■ DATA BLOCK
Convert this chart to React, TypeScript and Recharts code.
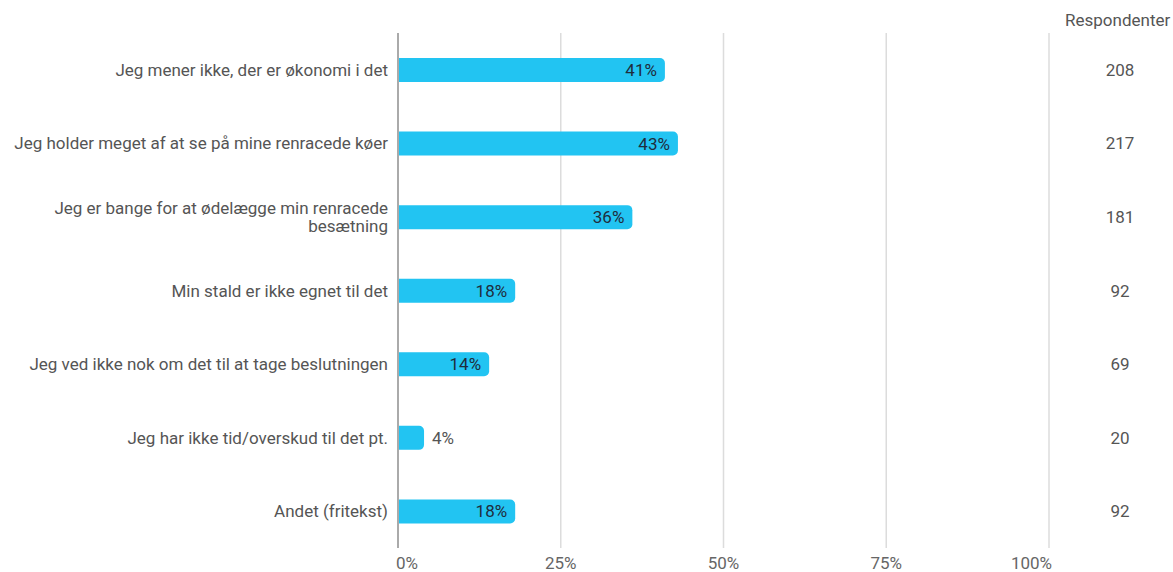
import React from 'react';
import { BarChart, Bar, XAxis, YAxis, CartesianGrid, LabelList } from 'recharts';

const categories = [
  'Jeg mener ikke, der er økonomi i det',
  'Jeg holder meget af at se på mine renracede køer',
  'Jeg er bange for at ødelægge min renracede besætning',
  'Min stald er ikke egnet til det',
  'Jeg ved ikke nok om det til at tage beslutningen',
  'Jeg har ikke tid/overskud til det pt.',
  'Andet (fritekst)',
];
const percentages = [41, 43, 36, 18, 14, 4, 18];
const respondents = [208, 217, 181, 92, 69, 20, 92];
const xTicks = [0, 25, 50, 75, 100];

const data = categories.map((c, i) => ({ category: c, value: percentages[i], respondents: respondents[i] }));

const FONT = 'Roboto, sans-serif';
const FS = 17;
const MAX_CHARS = 48;

function wrapLabel(s: string): string[] {
  if (s.length <= MAX_CHARS) return [s];
  const words = s.split(' ');
  const lines: string[] = [];
  let cur = '';
  for (const w of words) {
    const next = cur ? cur + ' ' + w : w;
    if (next.length > 42 && cur) {
      lines.push(cur);
      cur = w;
    } else {
      cur = next;
    }
  }
  if (cur) lines.push(cur);
  return lines;
}

const LeftTick = (props: any) => {
  const { x, y, payload } = props;
  const lines = wrapLabel(String(payload.value));
  const lh = 18;
  const startDy = 6 - ((lines.length - 1) * lh) / 2;
  return (
    <text x={x} y={y} textAnchor="end" fontSize={FS} fontFamily={FONT} fill="#555">
      {lines.map((l, i) => (
        <tspan key={i} x={x} dy={i === 0 ? startDy : lh}>
          {l}
        </tspan>
      ))}
    </text>
  );
};

const RightTick = (props: any) => {
  const { x, y, payload } = props;
  return (
    <text x={x + 71} y={y} dy={6} textAnchor="middle" fontSize={FS} fontFamily={FONT} fill="#555">
      {payload.value}
    </text>
  );
};

const XTick = (props: any) => {
  const { x, y, payload } = props;
  const anchor = payload.value === 0 ? 'start' : payload.value === 100 ? 'end' : 'middle';
  const dx = payload.value === 0 ? -2 : payload.value === 100 ? 3 : 0;
  return (
    <text x={x + dx} y={y} dy={13} textAnchor={anchor} fontSize={FS} fontFamily={FONT} fill="#666">
      {payload.value + '%'}
    </text>
  );
};

const BarLabel = (props: any) => {
  const { x, y, width, height, value } = props;
  const inside = value > 8;
  return (
    <text
      x={inside ? x + width - 8 : x + width + 8}
      y={y + height / 2}
      dy={6}
      textAnchor={inside ? 'end' : 'start'}
      fontSize={FS}
      fontFamily={FONT}
      fill={inside ? '#1f2d3d' : '#555'}
    >
      {value + '%'}
    </text>
  );
};

export default function App() {
  return (
    <div style={{ position: 'absolute', left: 0, top: 0, width: 1173, height: 572, background: '#fff', overflow: 'hidden' }}>
      <div
        style={{
          position: 'absolute',
          left: 1065,
          top: 10,
          width: 120,
          fontFamily: FONT,
          fontSize: FS,
          lineHeight: '20px',
          color: '#555',
          whiteSpace: 'nowrap',
        }}
      >
        Respondenter
      </div>
      <BarChart
        width={1173}
        height={572}
        data={data}
        layout="vertical"
        margin={{ top: 33, right: 0, bottom: 0, left: 0 }}
      >
        <CartesianGrid horizontal={false} stroke="#dcdcdc" strokeWidth={1.5} />
        <XAxis
          type="number"
          dataKey="value"
          domain={[0, 100]}
          ticks={xTicks}
          axisLine={false}
          tickLine={false}
          height={24}
          tick={<XTick />}
          interval={0}
        />
        <YAxis
          yAxisId="left"
          type="category"
          dataKey="category"
          width={398}
          axisLine={{ stroke: '#aaa', strokeWidth: 2 }}
          tickLine={false}
          tickMargin={4}
          tick={<LeftTick />}
          interval={0}
        />
        <YAxis
          yAxisId="right"
          orientation="right"
          type="category"
          dataKey="respondents"
          width={124}
          axisLine={false}
          tickLine={false}
          tickSize={0}
          tickMargin={0}
          tick={<RightTick />}
          interval={0}
        />
        <Bar
          yAxisId="left"
          dataKey="value"
          fill="#22c4f2"
          barSize={24}
          radius={[0, 5, 5, 0]}
          isAnimationActive={false}
        >
          <LabelList dataKey="value" content={<BarLabel />} />
        </Bar>
      </BarChart>
    </div>
  );
}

■ WHAT IS BEING ASKED
Identify every line above that includes the word "React", and show those lines.

■ SOLUTION
Convert this chart to React, TypeScript and Recharts code.
import React from 'react';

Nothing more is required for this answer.